Equilibrium Test - 4

The reaction quotient Q. For a general reaction: a A + b B ⇌ c C + d D

 Qc = [C]^c [D]^d / [A]^a [B]^b

Then, If Qc > Kc ,

the reaction will proceed in the direction of reactants (reverse reaction).

 If Qc < Kc , the reaction will proceed in the direction of the products (forward reaction).

If Qc = Kc , the reaction mixture is already at equilibrium.

A mathematical expression of this thermodynamic view of equilibrium can be described by the following equation: ∆G = ∆G⁰ + RT lnQ

 where, G⁰ is standard Gibbs energy.

At equilibrium, when ∆G = 0 and Q = Kc ,

 ∆G = ∆G⁰ + RT ln K = 0

∆G⁰ = – RT lnK (7.22)

lnK = – ∆G⁰ / RT

Taking antilog of both sides, we get,

K = e^{– ∆G0 / RT}

Le Chatelier’s principle- It states that a change in any of the factors that determine the equilibrium conditions of a system will cause the system to change in such a manner so as to reduce or to counteract the effect of the change.

A catalyst increases the rate of the chemical reaction by making available a new low energy pathway for the conversion of reactants to products. It increases the rate of forward and reverse reactions that pass through the same transition state and does not affect equilibrium. Catalyst lowers the activation energy for the forward and reverse reactions by exactly the same amount. Catalyst does not affect the equilibrium composition of a reaction mixture. It does not appear in the balanced chemical equation or in the equilibrium constant expression.
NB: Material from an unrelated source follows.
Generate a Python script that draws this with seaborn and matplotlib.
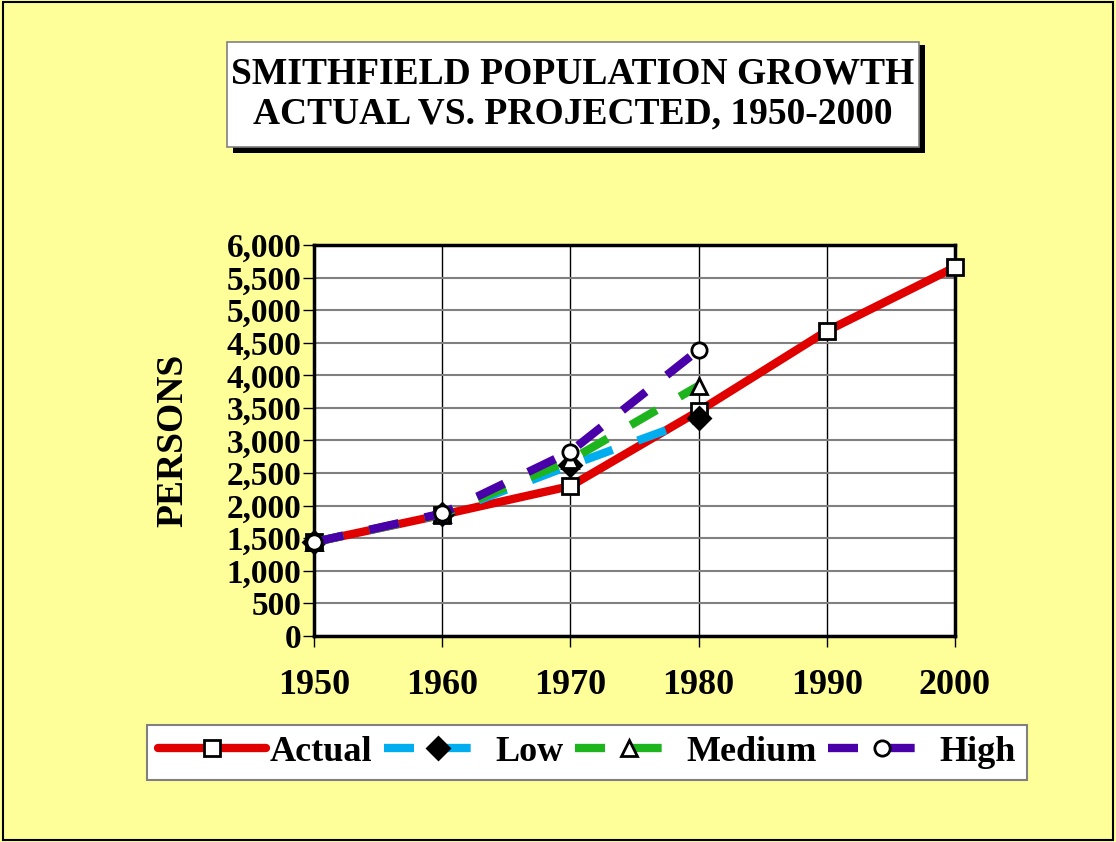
import matplotlib
matplotlib.use("Agg")
import matplotlib.pyplot as plt
import seaborn as sns
import pandas as pd
from matplotlib.patches import Rectangle

# data
years_actual = [1950, 1960, 1970, 1980, 1990, 2000]
actual = [1440, 1860, 2300, 3450, 4680, 5660]
years_proj = [1950, 1960, 1970, 1980]
low = [1440, 1870, 2620, 3340]
medium = [1440, 1870, 2700, 3840]
high = [1440, 1880, 2830, 4390]

x_ticks = [1950, 1960, 1970, 1980, 1990, 2000]
y_ticks = list(range(0, 6001, 500))

sns.set_theme(style="white")
plt.rcParams["font.family"] = ["Liberation Serif", "DejaVu Serif"]
plt.rcParams["font.weight"] = "bold"
plt.rcParams["text.color"] = "black"
plt.rcParams["xtick.color"] = "black"
plt.rcParams["ytick.color"] = "black"
plt.rcParams["axes.labelcolor"] = "black"

bg = "#FFFF99"
fig = plt.figure(figsize=(11.16, 8.42), dpi=100, facecolor=bg)
ax = fig.add_axes([0.2814, 0.2447, 0.5743, 0.4643])
ax.set_facecolor("white")

df_a = pd.DataFrame({"year": years_actual, "val": actual})
sns.lineplot(data=df_a, x="year", y="val", ax=ax, color="#E00000", lw=6,
             marker="s", markersize=11, markerfacecolor="white",
             markeredgecolor="black", markeredgewidth=2, label="Actual", zorder=3)

styles = [
    ("Low", low, "#00AEEF", "D", "black"),
    ("Medium", medium, "#1EB41E", "^", "white"),
    ("High", high, "#4A00A8", "o", "white"),
]
for name, vals, col, mk, mfc in styles:
    d = pd.DataFrame({"year": years_proj, "val": vals})
    sns.lineplot(data=d, x="year", y="val", ax=ax, color=col, lw=6,
                 dashes=False, marker=mk, markersize=11, markerfacecolor=mfc,
                 markeredgecolor="black", markeredgewidth=2, label=name, zorder=4)
    ax.lines[-1].set_dashes([3.6, 3.2])
    ax.lines[-1].set_dash_capstyle("butt")

ax.set_xlim(1950, 2000)
ax.set_ylim(0, 6000)
ax.set_xticks(x_ticks)
ax.set_yticks(y_ticks)
ax.set_yticklabels([f"{v:,}" for v in y_ticks])
ax.grid(axis="y", color="#808080", lw=1.5)
ax.grid(axis="x", color="black", lw=1)
ax.set_axisbelow(True)
for s in ax.spines.values():
    s.set_color("black")
    s.set_linewidth(2.5)
ax.tick_params(axis="both", which="both", direction="out", length=8, width=1,
               color="black", bottom=True, left=True)
ax.tick_params(axis="x", pad=16, labelsize=26)
ax.tick_params(axis="y", pad=1, labelsize=24)
for lab in ax.get_xticklabels() + ax.get_yticklabels():
    lab.set_fontweight("bold")
ax.set_xlabel("")
ax.set_ylabel("PERSONS", fontsize=27, fontweight="bold", labelpad=26)
for ln in ax.lines:
    ln.set_clip_on(False)

leg = ax.legend(loc="center", bbox_to_anchor=(0.426, -0.297), ncol=4,
                frameon=True, fancybox=False, fontsize=26, handlelength=3.0,
                handletextpad=0.1, columnspacing=0.3, borderpad=0.3,
                framealpha=1)
leg.get_frame().set_edgecolor("#808080")
leg.get_frame().set_linewidth(1.5)
leg.get_frame().set_facecolor("white")
for t in leg.get_texts():
    t.set_fontweight("bold")

# title box with shadow
fig.patches.append(Rectangle((233 / 1116, 1 - 153 / 842), 692 / 1116, 108 / 842,
                             transform=fig.transFigure, facecolor="black",
                             edgecolor="none", zorder=1))
fig.patches.append(Rectangle((227 / 1116, 1 - 147 / 842), 692 / 1116, 105 / 842,
                             transform=fig.transFigure, facecolor="white",
                             edgecolor="#808080", lw=1.2, zorder=2))
fig.text(573 / 1116, 1 - 94 / 842,
         "SMITHFIELD POPULATION GROWTH\nACTUAL VS. PROJECTED, 1950-2000",
         ha="center", va="center", fontsize=27, fontweight="bold",
         linespacing=1.2, zorder=3)

# outer border
fig.patches.append(Rectangle((0.003, 0.002), 0.994, 0.996, transform=fig.transFigure,
                             facecolor="none", edgecolor="black", lw=1.5, zorder=0))

fig.savefig("out.png", dpi=100, facecolor=bg)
Hydrogen ion by itself is a bare proton with very small size (~10–15 m radius) and intense electric field, binds itself with the water molecule at one of the two available lone pairs on it giving H₃O⁺ . This species has been detected in many compounds (e.g., H₃O⁺Cl ^– ) in the solid state.
In aqueous solution the hydronium ion is further hydrated to give species like H₅O⁺₂

Hydronium ion concentration in molarity is more conveniently expressed on a logarithmic scale known as the pH scale. The pH of a solution is defined as the negative logarithm to base 10 of the activity (_H+) of hydrogen ion. In dilute solutions (< 0.01 M), activity of hydrogen ion (H⁺ ) is equal in magnitude to molarity represented by [H⁺ ].
From the definition of pH, the following can be written, pH = – log H⁺= – log {[H⁺] / mol L^–1}
Thus, an acidic solution of HCl (10^-2 M) will have a pH = 2.
Similarly, a basic solution of NaOH having [OH^{​​​​​-} ] =10^-4 M and [H3O⁺ ] = 10^-10 M will have a pH = 10.
At 25 °C, pure water has a concentration of hydrogen ions, [H⁺ ] = 10^-7M. Hence, the pH of pure water is given as: pH = –log(10^–7) = 7

The solutions which resist change in pH on dilution or with the addition of small amounts of acid or alkali are called Buffer Solutions. Buffer solutions of known pH can be prepared from the knowledge of pKa of the acid or pK b of base and by controlling the ratio of the salt and acid or salt and base. A mixture of acetic acid and sodium acetate acts as buffer solution around pH 4.75 and a mixture of ammonium chloride and ammonium hydroxide acts as a buffer around pH 9.25.